1.2 Effet de supériorité des mots

La problématique des mécanismes attentionnels est souvent présente dans le traitement perceptif des mots. L’attention peut en effet jouer un rôle important dans l’analyse et l’identification des différents éléments qui composent un objet, ainsi que dans l’agencement spatial de ces différents éléments, permettant ainsi d’aboutir à une représentation cohérente, unifiée et signifiante de l’objet perçu. L’attention sélective visuelle est définie comme un réajustement de la taille de la fenêtre attentionnelle sur une région particulière de l’objet en cours de traitement. Il a été montré que toutes les informations situées dans le foyer attentionnel (région de l’image sur laquelle est focalisée l’attention) sont traitées avec une grande précision, alors que celles situées en périphérie du foyer attentionnel seraient traitées avec une moins grande précision (Laberge, 1974, 1983; pour revue, Siéroff, 1995, Bruyer, 2000).

Une problématique majeure concernant le rôle de l’attention sur le traitement des stimuli visuels complexes est généralement formulée dans la question d’un traitement global versus un traitement local.
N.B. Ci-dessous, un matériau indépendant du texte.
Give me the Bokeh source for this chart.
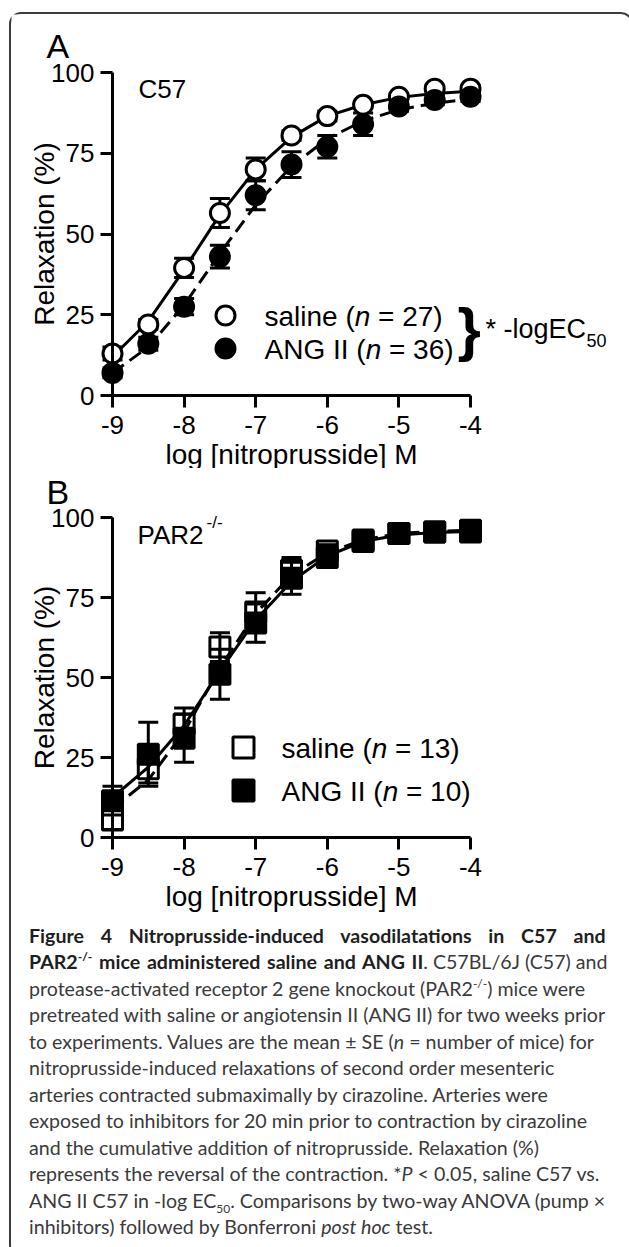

L’hypothèse d’une dichotomie entre un traitement global de la forme et des traitements locaux provient d’un héritage direct de la Gestalt Psychology, née au début du vingtième siècle. Les premières expériences ont montré que les traitements globaux étaient réalisés plus rapidement que les traitements locaux, confortant ainsi l’idée d’une prépondérance du niveau global sur le niveau local (Navon, 1977, 1981). Il a de plus été montré que l’analyse des informations locales pouvait subir des interférences de traitements issus d’un niveau plus global, l’inverse n’ayant pas été vérifié (Lamb et Robertson, 1989; Robertson et coll., 1993; Wolfe et Bennett, 1997). Cette prépondérance des traitements globaux sur les traitements locaux a par ailleurs été discutée en fonction des fréquences spatiales des stimuli.

Les traitements seraient effectués plus rapidement en basses fréquences spatiales, c’est-à-dire celles qui sont proches du pouvoir optimal de résolution du système visuel humain (Kinchla et Wolfe, 1979; Hughes et coll., 1990; Fink et coll., 1999, pour revue, Buser et Imbert, 1987), ainsi qu’en fonction d’une prédominance hémisphérique. Il existerait, en effet, selon certains auteurs un avantage de l’hémisphère gauche pour les traitements locaux et de l’hémisphère droit pour les traitements globaux (MArtin, 1979; Roberston et Palmer, 1983; Robertson et Delis, 1986; Robertson et coll., 1988; Lamb et coll., 1989).

Les théories attentionnelles appliquées à la perception des stimuli langagiers ont fait l’objet d’un certain nombre d’études en psychologie cognitive (pour revue, Holender, 1985; LaBerge et Brown, 1989; Siéroff, 1991, 1995). Ces études ont montré que la perception des mots connus mettait en jeu un traitement automatique et global, dont les effets sont atténués lorsque les lettres sont espacées à l’intérieur des mots. Dans ce cas particulier, le traitement global serait remplacé par un traitement davantage local et séquentiel de chacune des lettres constitutives des mots. Ces observations peuvent être directement associées à un effet décrit pour la première fois par Reicher (1969) sous les termes de ’word superiority effect’ ou ’effet de supériorité du mot’ (sur la lettre). Cet effet a été traduit par un traitement (détection et reconnaissance) plus efficace des lettres lorsqu’elles sont situées dans un mot que lorsqu’elles sont présentées isolément ou dans un mot non familier, voire dans un pseudo-mot ou une séquence non significative de lettres ou de symboles alphanumériques (Estes, 1975). MAnifestement, le traitement des mots influencerait le traitement des lettres qui le composent, dans le sens où il semble y avoir une reconnaissance totale ou partielle du mot avant même que toutes les lettres constitutives du mot ne soient identifiées.

Ces observations ont conforté l’hypothèse selon laquelle les mots présentés en modalité visuelle seraient traités de manière automatique, c’est-à-dire à un niveau global qui ne nécessiterait pas une orientation de l’attention visuo-spatiale sur chacune des lettres (ou groupements de lettres) à l’intérieur du mot. Ces résultats vont dans le sens d’observations plus récentes de patients souffrant d’une héminégligence gauche et présentant des difficultés à lire des mots présentés isolément. Il est d’autant plus étonnant que ces patients présentent davantage de difficultés à lire la partie gauche d’un pseudo-mot que celle d’un mot connu (Siéroff et coll., 1988; Siéroff, 1990, 1991). Cet effet de supériorité des mots a également été observé par la suite pour différentes catégories d’objets (Biederman, 1972; Weisstein et Harris, 1974), dont celle des visages (Palmer, 1975; Homa et coll., 1976).